TASK REQUIREMENTS:
Give back exactly the lines from the beginning of the listing below to the line holding "const trendTu = [0, 59750];", both ends included; the pictures stay out.

DATA:
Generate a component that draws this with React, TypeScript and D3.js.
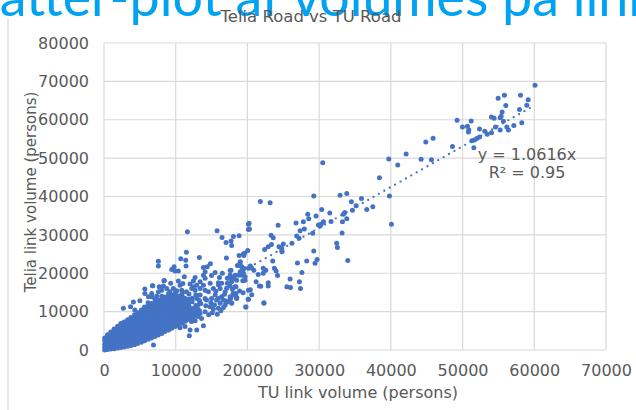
import { useEffect, useRef } from 'react';
import * as d3 from 'd3';

const xTicks = [0, 10000, 20000, 30000, 40000, 50000, 60000, 70000];
const yTicks = [0, 10000, 20000, 30000, 40000, 50000, 60000, 70000, 80000];
const trendSlope = 1.0616;
const trendTu = [0, 59750];

// sparse links, read one by one: [TU, Telia]
const upperLinks = [
  [60100,69000],[54960,65600],[55840,66400],[58080,66400],[59150,65200],[56030,63700],[58960,63800],[57940,62700],
  [55520,62050],[55380,60900],[55240,60500],[54030,60700],[54400,60400],[55700,59600],[54590,58100],[55240,57300],
  [56170,58100],[56400,57300],[57150,58500],[58260,59200],[54030,56600],[53430,56200],[53100,57000],[52360,57600],
  [51200,59700],[49240,59900],[49990,58100],[50680,58300],[50870,57400],[50820,56800],[52360,55500],[51990,55100],
  [51660,54700],[51290,54500],[51570,52700],[48590,53000],[45890,55200],[44870,54200],[42130,51100],[39710,49800],
  [44220,49700],[45660,49600],[40960,48200],[38410,44900],[30500,48800],[29250,40100],[32920,40300],[33850,40800],
  [39800,40100],[35900,39500],[34500,38600],[35150,37600],[37480,37300],[36640,36600],[34640,36400],[30360,36600],
  [28410,35400],[29570,34900],[31480,35700],[28550,34200],[27800,33400],[26780,33100],[33570,35800],[33390,35400],
  [33850,34200],[33250,33400],[31660,33500],[30600,33400],[30270,32800],[29900,32600],[30130,32300],[40080,32800],
  [33200,30500],[29100,30400],[27940,31500],[27340,31100],[26870,29700],[27200,29100],[26200,27850],[25000,27600],
  [24780,26500],[24830,25600],[32450,27800],[32550,26700],[29250,25800],[33990,23300],[29710,23600],[28270,23200],
  [26970,22700],[29430,22600],[27600,20200],[25950,18500],[27250,17800],[25500,16500],[26000,16300],[27400,16050],
];

const midLinks = [
  [21800,38700],[23160,38400],[20230,33000],[20280,31500],[18050,29600],[18840,29800],[17720,28400],[17800,27200],
  [24280,32500],[23300,29900],[23600,29250],[23350,27500],[22900,26900],[22400,26200],[24400,26900],[24800,25800],
  [20040,25950],[19600,25200],[19500,24600],[18840,24650],[23530,23200],[18980,22800],[18600,22000],[19000,22000],
  [20400,21900],[20600,21400],[20900,20800],[19350,20800],[19500,21300],[19200,20000],[22200,21300],[22560,20800],
  [23760,21300],[24000,20600],[22200,20000],[21500,19700],[24200,19400],[17700,20800],[17600,19500],[18300,19500],
  [18740,19500],[18050,18700],[17800,17800],[18400,16500],[19670,18200],[19350,18050],[21200,17800],[22900,17500],
  [22900,16700],[21670,16700],[21860,16600],[20400,15700],[20100,13200],[20600,14400],[18400,14750],[18500,13600],
  [17700,13700],[19800,11200],[22300,12200],[17800,12200],
];

const spreadLinks = [
  [11630,30800],[15770,31100],[16460,29300],[17020,28000],[20140,31400],[20140,32800],[11490,25500],[10700,23800],
  [11400,23400],[11440,21900],[13300,24100],[7580,23100],[7580,21900],[17070,24000],[19440,25000],[9770,21700],
  [9440,21000],[9900,20600],[10370,20600],[13860,21500],[14840,22500],[14400,21700],[14100,20400],[13860,19500],
  [19000,23000],[17600,20700],[19200,21700],[19000,20400],[20140,21300],[19440,20000],[17600,18700],[17200,18700],
  [6800,16750],[8370,18050],[10370,18000],[10600,16900],[12700,18900],[12460,18000],[15000,19400],[14100,18700],
  [16100,18900],[15950,17500],[16400,17400],[18000,18700],[18500,18200],[19200,19500],[19670,19100],[17200,17400],
  [17600,16700],[18300,16500],[20140,15600],[13400,17800],[13860,16900],[12930,16900],[12460,16500],[14800,17400],
  [15250,16050],[16200,16050],[16900,15200],[18300,14300],[18500,13450],[8280,16700],[8750,16050],[8050,15600],
  [9670,16050],[9200,15200],[10140,15450],[10840,15600],[11500,15200],[12230,16050],[12700,15600],[13400,16050],
  [14100,15600],[14560,15200],[15500,14300],[16400,13900],[13400,14300],[15000,13450],[14100,13450],[15950,13450],
  [17600,13450],[12930,13450],[6650,14750],[7350,14050],[22300,12300],[19760,11200],[20140,13200],[17800,12300],
  [17350,12600],[16900,11700],[16650,11100],[15800,9300],[15250,10700],[15950,10850],[13860,6300],[12930,5200],
  [12000,5200],[11900,3700],[6900,1300],[12700,7600],[12200,7400],[11300,6100],[10600,5800],[16650,13000],
  [17580,13900],[18500,13700],[18000,14750],[17100,16100],[15700,13000],[14800,11300],[14100,10000],[13600,8200],
  [14300,13000],[13400,9500],[2700,10850],[5000,12850],[4100,12500],[3700,11300],[4300,10400],[5700,15900],
  [6750,16750],[5700,14750],[6200,13900],[8400,18100],[7700,16500],[6650,13900],[7600,15200],[9440,14300],
  [14900,12300],[15400,11800],[16200,12200],[14600,9200],[15100,9700],[16300,10200],[17000,12800],[18900,15400],
  [19400,14900],[16800,14500],[15600,15300],[13000,11200],[13500,12100],[14200,11500],[12400,8300],[13100,8700],
  [16000,17000],[17900,15800],[11000,17300],[9300,17400],[12000,17200],[11200,19100],[15500,20200],[16500,20000],
];

// solid mass near the origin: one TU value per column with the Telia values stacked on it
const denseTu = [100,500,950,1400,1900,2350,2800,3300,3750,4250,4700,5200,5650,6150,6600,7100,7550,8050,8500,9000,9450,9950,10400,10900,11350,11850,12300,12800,13300];
const denseTelia = [
  [0,700,1500,2400,3100],
  [100,1000,1800,2700,3600,4000],
  [250,800,1700,2500,3400,4300,4700],
  [350,1150,2050,2950,3850,4700,5500],
  [500,1000,1900,2800,3700,4600,5500,6200],
  [650,1450,2350,3250,4150,5050,5950,6900],
  [800,1300,2200,3100,4000,4900,5800,6700,7300],
  [1000,1700,2600,3500,4400,5300,6200,7100,7900],
  [1150,1550,2450,3350,4250,5150,6050,6950,7850,8500],
  [1400,2100,3000,3900,4800,5700,6600,7500,8300,9200],
  [1700,2000,2900,3800,4700,5600,6500,7400,8300,9100,9700],
  [2000,2700,3600,4500,5400,6300,7200,8100,9000,9900,10400],
  [2400,2700,3600,4500,5400,6300,7200,8100,9000,9900,10700,11200],
  [2800,3400,4300,5200,6100,7000,7900,8800,9700,10600,11500,12300],
  [3100,3500,4400,5300,6200,7100,8000,8900,9800,10700,11600,12100],
  [3500,4200,5100,6000,6900,7800,8700,9600,10500,11400,12300,13200],
  [3900,4400,5300,6200,7100,8000,8900,9800,10700,11600,12500,13000],
  [4300,5000,5900,6800,7700,8600,9500,10400,11300,12200,13100,14000],
  [4800,5200,6100,7000,7900,8800,9700,10600,11500,12400,13300,13800],
  [5200,5900,6800,7700,8600,9500,10400,11300,12200,13100,14000,14700],
  [5700,6100,7000,7900,8800,9700,10600,11500,12400,13300,14200],
  [6100,6800,7700,8600,9500,10400,11300,12200,13100,14000,14900],
  [6600,7000,7900,8800,9700,10600,11500,12400,13300,14100],
  [7000,7700,8600,9500,10400,11300,12200,13100,14000,14800],
  [7500,8000,8900,9800,10700,11600,12500,13400],
  [8000,8700,9600,10500,11400,12300,13200,14600],
  [8500,9000,9900,10800,12600,13500],
  [9000,9800,10700,11600,14400],
  [9600,10300,12000,12900],
];

const W = 636, H = 410;
const plot = { left: 104, right: 606, top: 43, bottom: 350 };
const TEXT = '#595959', GRID = '#d9d9d9', DOT = '#4472c4';
const FONT = '"DejaVu Sans", Verdana, sans-serif';

export default function App() {
  const svgRef = useRef<SVGSVGElement>(null);

  useEffect(() => {
    const svg = d3.select(svgRef.current);
    svg.selectAll('*').remove();

    const x = d3.scaleLinear().domain([0, 70000]).range([plot.left, plot.right]);
    const y = d3.scaleLinear().domain([0, 80000]).range([plot.bottom, plot.top]);

    // page behind the chart
    svg.append('line').attr('x1', 8).attr('x2', 8).attr('y1', 18).attr('y2', H)
      .attr('stroke', '#e2e2e2').attr('stroke-width', 1.5);
    svg.append('text').attr('x', -55).attr('y', 16)
      .style('font-family', 'Lato, sans-serif').style('font-size', '53.8px').style('fill', '#00a2f2')
      .text('Scatter-plot af volumes på links');

    // Grid
    svg.append('g').selectAll('line').data(yTicks).enter().append('line')
      .attr('x1', plot.left).attr('x2', plot.right)
      .attr('y1', d => y(d)).attr('y2', d => y(d))
      .attr('stroke', GRID).attr('stroke-width', 1.2);
    svg.append('g').selectAll('line').data(xTicks).enter().append('line')
      .attr('y1', plot.top).attr('y2', plot.bottom)
      .attr('x1', d => x(d)).attr('x2', d => x(d))
      .attr('stroke', GRID).attr('stroke-width', 1.2);

    // Axes, labels only
    svg.append('g').attr('transform', `translate(0,${plot.bottom})`)
      .call(d3.axisBottom(x).tickValues(xTicks).tickFormat(d3.format('d')).tickSize(0).tickPadding(15))
      .call(ax => ax.select('.domain').remove())
      .call(ax => ax.selectAll('text').style('fill', TEXT).style('font-size', '16px').style('font-family', FONT));
    svg.append('g').attr('transform', `translate(${plot.left},0)`)
      .call(d3.axisLeft(y).tickValues(yTicks).tickFormat(d3.format('d')).tickSize(0).tickPadding(15))
      .call(ax => ax.select('.domain').remove())
      .call(ax => ax.selectAll('text').style('fill', TEXT).style('font-size', '16px').style('font-family', FONT));

    const label = (tx: number, ty: number, text: string, size: number, rotate = 0) =>
      svg.append('text')
        .attr('transform', `translate(${tx},${ty}) rotate(${rotate})`)
        .style('text-anchor', 'middle').style('font-family', FONT).style('font-size', `${size}px`).style('fill', TEXT)
        .text(text);

    label(311, 22, 'Telia Road vs TU Road', 16.5);
    label(358, 398, 'TU link volume (persons)', 16);
    label(36, 192, 'Telia link volume (persons)', 15, -90);

    // Points
    const dense = denseTu.flatMap((tu, i) => denseTelia[i].map(telia => [tu, telia]));
    const links = [...dense, ...spreadLinks, ...midLinks, ...upperLinks];
    svg.append('g').selectAll('circle').data(links).enter().append('circle')
      .attr('cx', d => x(d[0])).attr('cy', d => y(d[1])).attr('r', 2.5).attr('fill', DOT);

    // Trend line
    const line = d3.line<number>().x(d => x(d)).y(d => y(d * trendSlope));
    svg.append('path').datum(trendTu).attr('d', line)
      .attr('fill', 'none').attr('stroke', DOT).attr('stroke-width', 2.3)
      .attr('stroke-linecap', 'round').attr('stroke-dasharray', '0 6.2');

    label(527, 160, 'y = 1.0616x', 16);
    label(527, 178, 'R² = 0.95', 16);
  }, []);

  return (
    <svg ref={svgRef} width={W} height={H} viewBox={`0 0 ${W} ${H}`}
      style={{ position: 'absolute', left: 0, top: 0, display: 'block', background: '#fff' }} />
  );
}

PROBLEM SOLUTION:
Generate a component that draws this with React, TypeScript and D3.js.
import { useEffect, useRef } from 'react';
import * as d3 from 'd3';

const xTicks = [0, 10000, 20000, 30000, 40000, 50000, 60000, 70000];
const yTicks = [0, 10000, 20000, 30000, 40000, 50000, 60000, 70000, 80000];
const trendSlope = 1.0616;
const trendTu = [0, 59750];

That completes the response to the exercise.